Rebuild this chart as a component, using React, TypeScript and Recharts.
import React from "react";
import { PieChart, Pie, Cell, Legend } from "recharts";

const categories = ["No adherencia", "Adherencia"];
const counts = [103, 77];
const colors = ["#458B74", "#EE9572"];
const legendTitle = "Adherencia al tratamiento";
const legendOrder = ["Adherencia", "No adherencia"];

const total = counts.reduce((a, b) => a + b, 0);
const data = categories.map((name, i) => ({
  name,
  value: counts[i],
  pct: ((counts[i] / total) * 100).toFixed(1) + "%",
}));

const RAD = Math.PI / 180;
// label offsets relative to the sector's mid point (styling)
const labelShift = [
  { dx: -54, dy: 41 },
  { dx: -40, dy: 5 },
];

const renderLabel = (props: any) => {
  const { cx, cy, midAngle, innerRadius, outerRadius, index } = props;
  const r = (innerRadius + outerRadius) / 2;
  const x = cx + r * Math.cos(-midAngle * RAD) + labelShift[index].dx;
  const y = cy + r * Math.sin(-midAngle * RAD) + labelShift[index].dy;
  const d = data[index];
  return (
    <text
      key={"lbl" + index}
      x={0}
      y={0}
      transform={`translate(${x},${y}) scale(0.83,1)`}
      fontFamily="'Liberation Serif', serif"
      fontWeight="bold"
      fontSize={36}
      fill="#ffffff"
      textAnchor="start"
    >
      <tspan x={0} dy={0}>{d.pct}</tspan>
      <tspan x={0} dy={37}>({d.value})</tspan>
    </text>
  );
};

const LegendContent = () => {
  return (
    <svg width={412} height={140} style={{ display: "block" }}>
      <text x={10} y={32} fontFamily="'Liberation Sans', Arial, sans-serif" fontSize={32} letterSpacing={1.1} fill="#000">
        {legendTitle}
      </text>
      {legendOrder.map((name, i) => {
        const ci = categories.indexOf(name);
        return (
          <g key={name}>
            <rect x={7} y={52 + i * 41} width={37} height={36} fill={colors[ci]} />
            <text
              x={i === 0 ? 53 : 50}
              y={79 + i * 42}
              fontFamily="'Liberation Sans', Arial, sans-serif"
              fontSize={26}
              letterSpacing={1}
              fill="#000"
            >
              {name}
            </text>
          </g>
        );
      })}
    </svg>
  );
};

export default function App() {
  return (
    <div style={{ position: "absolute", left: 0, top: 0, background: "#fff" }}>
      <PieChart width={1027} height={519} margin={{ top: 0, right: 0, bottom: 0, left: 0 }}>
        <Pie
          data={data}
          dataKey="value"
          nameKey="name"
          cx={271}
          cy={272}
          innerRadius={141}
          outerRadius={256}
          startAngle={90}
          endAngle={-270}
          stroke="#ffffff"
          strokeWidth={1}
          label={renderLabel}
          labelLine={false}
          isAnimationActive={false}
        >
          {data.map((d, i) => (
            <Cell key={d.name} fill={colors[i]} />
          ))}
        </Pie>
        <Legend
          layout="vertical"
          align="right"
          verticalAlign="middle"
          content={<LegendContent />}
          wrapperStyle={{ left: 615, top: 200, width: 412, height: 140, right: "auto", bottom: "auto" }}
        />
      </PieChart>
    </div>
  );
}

WHAT YOU SHOULD DO: All lines holding the word "React" should be picked out and copied.

EXPECTED ANSWER:
Rebuild this chart as a component, using React, TypeScript and Recharts.
import React from "react";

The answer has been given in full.